# Directive
In the material below, please retype the lines from the very first through the one with "const prices2018 = [74.4, 66.4, 68, 69.8];", exactly and without pictures.

# Data lines
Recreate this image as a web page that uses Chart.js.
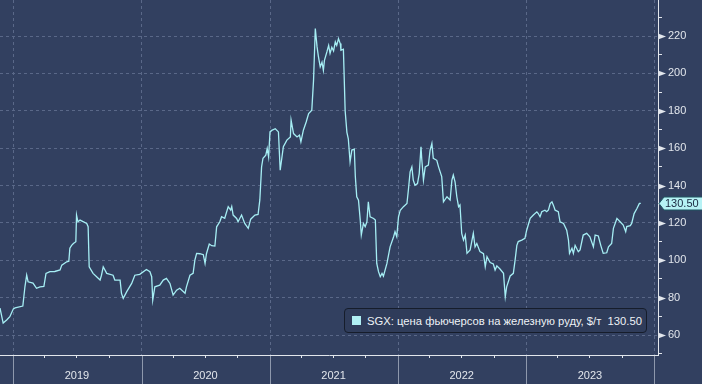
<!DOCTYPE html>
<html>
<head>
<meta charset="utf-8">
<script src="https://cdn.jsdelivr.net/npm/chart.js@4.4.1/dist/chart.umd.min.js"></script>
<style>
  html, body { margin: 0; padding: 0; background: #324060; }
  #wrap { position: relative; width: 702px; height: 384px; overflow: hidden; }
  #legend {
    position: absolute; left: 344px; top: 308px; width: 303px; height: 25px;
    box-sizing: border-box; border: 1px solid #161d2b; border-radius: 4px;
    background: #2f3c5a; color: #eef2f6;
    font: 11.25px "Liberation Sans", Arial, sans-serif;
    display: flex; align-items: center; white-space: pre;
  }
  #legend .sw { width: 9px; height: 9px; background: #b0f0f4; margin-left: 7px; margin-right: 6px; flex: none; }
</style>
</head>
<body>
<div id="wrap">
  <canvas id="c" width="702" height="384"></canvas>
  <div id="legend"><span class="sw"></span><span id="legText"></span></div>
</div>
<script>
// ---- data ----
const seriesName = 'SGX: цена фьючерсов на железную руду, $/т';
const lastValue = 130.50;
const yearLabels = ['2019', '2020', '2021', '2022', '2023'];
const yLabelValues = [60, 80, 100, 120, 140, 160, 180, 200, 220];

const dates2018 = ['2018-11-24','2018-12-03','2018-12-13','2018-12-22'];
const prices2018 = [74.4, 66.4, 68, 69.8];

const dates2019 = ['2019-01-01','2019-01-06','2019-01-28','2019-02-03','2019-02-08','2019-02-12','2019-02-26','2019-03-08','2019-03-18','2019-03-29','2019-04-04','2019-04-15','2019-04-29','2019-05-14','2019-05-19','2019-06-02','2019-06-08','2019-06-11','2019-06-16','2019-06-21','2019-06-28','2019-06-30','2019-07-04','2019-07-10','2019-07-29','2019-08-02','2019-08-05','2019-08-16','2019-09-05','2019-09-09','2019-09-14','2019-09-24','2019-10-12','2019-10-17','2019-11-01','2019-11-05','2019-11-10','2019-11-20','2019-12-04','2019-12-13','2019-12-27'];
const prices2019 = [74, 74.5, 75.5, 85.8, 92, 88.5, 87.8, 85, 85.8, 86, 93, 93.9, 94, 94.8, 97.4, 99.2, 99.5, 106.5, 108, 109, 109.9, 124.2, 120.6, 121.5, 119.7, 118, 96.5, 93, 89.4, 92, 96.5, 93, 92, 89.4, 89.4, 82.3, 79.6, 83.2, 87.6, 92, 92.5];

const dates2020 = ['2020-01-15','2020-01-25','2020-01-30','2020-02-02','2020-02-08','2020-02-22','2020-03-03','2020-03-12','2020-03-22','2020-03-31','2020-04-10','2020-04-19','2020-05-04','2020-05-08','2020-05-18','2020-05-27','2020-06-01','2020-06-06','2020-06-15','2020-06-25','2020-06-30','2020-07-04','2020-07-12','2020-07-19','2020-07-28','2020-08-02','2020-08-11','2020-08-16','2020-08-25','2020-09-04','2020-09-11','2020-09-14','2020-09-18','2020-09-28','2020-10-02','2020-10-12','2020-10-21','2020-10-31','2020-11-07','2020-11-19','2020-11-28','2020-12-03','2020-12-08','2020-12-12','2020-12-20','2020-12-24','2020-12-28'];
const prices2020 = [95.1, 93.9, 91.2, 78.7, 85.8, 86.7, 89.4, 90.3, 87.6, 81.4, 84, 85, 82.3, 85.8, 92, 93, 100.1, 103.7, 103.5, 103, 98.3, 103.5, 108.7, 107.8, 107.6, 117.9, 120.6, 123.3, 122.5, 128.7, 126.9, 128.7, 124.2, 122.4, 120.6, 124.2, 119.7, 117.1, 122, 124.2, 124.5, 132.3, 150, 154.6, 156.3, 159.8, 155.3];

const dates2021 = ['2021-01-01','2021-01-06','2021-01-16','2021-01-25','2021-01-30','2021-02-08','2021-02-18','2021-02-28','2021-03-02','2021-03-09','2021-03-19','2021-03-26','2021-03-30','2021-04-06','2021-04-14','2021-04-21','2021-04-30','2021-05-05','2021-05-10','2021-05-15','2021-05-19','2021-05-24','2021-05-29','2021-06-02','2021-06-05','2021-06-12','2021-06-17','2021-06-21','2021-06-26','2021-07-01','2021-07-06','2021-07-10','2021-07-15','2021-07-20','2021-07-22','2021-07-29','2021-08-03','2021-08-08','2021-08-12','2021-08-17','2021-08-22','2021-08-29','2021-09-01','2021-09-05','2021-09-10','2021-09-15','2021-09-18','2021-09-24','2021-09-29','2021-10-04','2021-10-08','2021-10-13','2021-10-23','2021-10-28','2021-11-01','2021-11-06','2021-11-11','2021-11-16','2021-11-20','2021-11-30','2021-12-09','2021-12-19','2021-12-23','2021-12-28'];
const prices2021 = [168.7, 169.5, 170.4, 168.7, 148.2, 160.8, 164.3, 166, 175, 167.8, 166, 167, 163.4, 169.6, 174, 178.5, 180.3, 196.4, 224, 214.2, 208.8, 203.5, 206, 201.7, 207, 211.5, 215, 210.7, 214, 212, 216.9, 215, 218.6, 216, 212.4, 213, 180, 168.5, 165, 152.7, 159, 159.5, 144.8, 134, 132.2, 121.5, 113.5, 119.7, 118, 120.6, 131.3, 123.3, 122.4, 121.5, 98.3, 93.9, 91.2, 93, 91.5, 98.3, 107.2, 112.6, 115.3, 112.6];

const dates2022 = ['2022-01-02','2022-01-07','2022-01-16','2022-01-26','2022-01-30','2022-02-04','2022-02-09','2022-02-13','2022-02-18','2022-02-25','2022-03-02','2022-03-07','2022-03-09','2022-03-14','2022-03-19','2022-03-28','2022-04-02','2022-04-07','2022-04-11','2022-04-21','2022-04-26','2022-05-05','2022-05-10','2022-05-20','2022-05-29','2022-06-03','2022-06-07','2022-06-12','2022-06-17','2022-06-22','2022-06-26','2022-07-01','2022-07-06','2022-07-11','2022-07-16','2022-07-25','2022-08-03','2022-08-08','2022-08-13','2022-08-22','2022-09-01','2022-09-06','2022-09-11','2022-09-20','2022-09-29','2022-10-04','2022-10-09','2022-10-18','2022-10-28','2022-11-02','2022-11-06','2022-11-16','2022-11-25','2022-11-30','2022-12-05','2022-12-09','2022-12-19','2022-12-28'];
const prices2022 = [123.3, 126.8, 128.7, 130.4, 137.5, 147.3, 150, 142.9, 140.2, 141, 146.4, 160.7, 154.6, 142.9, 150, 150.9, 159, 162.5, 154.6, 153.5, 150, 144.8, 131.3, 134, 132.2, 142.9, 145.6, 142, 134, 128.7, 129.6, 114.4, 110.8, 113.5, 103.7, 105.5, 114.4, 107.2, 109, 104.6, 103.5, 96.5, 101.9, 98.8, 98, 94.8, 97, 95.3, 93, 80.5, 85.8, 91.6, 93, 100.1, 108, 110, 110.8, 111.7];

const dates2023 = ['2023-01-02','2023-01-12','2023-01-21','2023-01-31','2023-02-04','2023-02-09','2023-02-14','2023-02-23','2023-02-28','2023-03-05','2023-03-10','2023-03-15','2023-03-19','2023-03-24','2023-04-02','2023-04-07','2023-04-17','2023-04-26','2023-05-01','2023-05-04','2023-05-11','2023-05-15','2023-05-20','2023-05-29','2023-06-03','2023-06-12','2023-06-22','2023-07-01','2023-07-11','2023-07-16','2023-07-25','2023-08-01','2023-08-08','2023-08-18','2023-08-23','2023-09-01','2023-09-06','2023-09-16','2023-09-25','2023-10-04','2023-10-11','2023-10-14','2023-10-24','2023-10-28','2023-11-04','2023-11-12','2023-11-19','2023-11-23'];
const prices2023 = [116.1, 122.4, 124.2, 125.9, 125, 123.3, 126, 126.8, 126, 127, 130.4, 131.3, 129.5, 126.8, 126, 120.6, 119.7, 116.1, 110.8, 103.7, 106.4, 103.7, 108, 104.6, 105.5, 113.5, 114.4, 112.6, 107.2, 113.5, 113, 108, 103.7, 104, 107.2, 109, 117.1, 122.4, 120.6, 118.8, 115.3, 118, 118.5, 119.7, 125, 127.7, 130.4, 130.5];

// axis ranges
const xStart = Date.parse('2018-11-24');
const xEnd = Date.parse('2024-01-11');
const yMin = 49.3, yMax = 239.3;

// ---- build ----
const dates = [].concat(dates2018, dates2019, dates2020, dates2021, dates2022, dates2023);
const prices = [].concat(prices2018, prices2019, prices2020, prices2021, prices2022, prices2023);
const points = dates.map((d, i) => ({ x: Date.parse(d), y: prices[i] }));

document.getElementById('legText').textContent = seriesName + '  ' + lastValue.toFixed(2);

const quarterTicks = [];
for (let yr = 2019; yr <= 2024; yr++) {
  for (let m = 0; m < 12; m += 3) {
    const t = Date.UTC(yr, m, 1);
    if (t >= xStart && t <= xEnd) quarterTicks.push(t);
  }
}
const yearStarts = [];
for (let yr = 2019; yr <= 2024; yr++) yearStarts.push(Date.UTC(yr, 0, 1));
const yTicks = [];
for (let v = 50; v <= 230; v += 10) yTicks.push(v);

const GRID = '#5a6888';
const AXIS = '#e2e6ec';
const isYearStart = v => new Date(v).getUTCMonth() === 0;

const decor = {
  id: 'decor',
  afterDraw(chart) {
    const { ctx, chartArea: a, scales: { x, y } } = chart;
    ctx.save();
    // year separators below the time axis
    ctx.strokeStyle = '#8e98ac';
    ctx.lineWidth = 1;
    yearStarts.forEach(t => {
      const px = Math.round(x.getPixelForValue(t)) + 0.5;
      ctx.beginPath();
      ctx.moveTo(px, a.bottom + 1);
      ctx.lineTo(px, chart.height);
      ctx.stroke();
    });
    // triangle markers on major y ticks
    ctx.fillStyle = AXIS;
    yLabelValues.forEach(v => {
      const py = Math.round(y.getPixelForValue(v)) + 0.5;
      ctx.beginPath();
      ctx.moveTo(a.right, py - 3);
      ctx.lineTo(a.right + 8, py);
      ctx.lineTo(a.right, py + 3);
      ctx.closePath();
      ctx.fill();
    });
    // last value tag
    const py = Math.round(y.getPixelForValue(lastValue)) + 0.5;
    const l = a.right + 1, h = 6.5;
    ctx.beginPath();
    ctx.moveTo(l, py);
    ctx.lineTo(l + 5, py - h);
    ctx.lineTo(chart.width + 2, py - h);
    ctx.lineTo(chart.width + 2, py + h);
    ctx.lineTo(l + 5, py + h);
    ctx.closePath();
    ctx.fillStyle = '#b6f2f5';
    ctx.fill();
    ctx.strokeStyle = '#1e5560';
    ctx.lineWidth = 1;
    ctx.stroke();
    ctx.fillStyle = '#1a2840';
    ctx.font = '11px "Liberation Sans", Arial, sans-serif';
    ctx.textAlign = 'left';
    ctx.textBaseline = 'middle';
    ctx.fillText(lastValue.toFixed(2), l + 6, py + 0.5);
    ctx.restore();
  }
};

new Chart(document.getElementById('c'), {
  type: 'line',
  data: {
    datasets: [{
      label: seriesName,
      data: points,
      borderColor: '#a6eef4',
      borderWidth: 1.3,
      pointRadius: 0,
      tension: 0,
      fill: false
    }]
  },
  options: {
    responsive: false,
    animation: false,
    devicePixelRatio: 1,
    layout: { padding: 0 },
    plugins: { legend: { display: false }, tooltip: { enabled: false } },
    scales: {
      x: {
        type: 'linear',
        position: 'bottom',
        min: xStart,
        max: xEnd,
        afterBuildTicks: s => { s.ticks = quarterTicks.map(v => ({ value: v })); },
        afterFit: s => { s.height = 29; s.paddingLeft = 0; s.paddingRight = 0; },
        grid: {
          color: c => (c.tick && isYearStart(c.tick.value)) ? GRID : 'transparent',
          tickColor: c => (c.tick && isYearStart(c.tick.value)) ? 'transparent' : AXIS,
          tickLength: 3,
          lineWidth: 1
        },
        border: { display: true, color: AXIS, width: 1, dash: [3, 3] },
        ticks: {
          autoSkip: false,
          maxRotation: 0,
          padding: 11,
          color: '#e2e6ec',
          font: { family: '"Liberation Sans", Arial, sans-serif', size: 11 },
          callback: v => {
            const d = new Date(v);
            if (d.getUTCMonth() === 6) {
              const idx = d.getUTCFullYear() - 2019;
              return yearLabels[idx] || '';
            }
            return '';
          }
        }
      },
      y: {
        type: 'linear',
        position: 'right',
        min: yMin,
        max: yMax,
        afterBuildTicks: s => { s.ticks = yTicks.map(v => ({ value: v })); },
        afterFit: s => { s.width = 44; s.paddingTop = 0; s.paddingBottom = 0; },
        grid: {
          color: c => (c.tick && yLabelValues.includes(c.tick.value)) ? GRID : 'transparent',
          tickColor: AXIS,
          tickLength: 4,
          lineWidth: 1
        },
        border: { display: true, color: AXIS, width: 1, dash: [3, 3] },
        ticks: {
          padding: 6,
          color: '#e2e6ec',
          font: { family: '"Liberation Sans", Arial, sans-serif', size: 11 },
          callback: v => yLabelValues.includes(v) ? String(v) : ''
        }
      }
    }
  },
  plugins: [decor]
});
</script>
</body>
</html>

# Solution to the problem
Recreate this image as a web page that uses Chart.js.
<!DOCTYPE html>
<html>
<head>
<meta charset="utf-8">
<script src="https://cdn.jsdelivr.net/npm/chart.js@4.4.1/dist/chart.umd.min.js"></script>
<style>
  html, body { margin: 0; padding: 0; background: #324060; }
  #wrap { position: relative; width: 702px; height: 384px; overflow: hidden; }
  #legend {
    position: absolute; left: 344px; top: 308px; width: 303px; height: 25px;
    box-sizing: border-box; border: 1px solid #161d2b; border-radius: 4px;
    background: #2f3c5a; color: #eef2f6;
    font: 11.25px "Liberation Sans", Arial, sans-serif;
    display: flex; align-items: center; white-space: pre;
  }
  #legend .sw { width: 9px; height: 9px; background: #b0f0f4; margin-left: 7px; margin-right: 6px; flex: none; }
</style>
</head>
<body>
<div id="wrap">
  <canvas id="c" width="702" height="384"></canvas>
  <div id="legend"><span class="sw"></span><span id="legText"></span></div>
</div>
<script>
// ---- data ----
const seriesName = 'SGX: цена фьючерсов на железную руду, $/т';
const lastValue = 130.50;
const yearLabels = ['2019', '2020', '2021', '2022', '2023'];
const yLabelValues = [60, 80, 100, 120, 140, 160, 180, 200, 220];

const dates2018 = ['2018-11-24','2018-12-03','2018-12-13','2018-12-22'];
const prices2018 = [74.4, 66.4, 68, 69.8];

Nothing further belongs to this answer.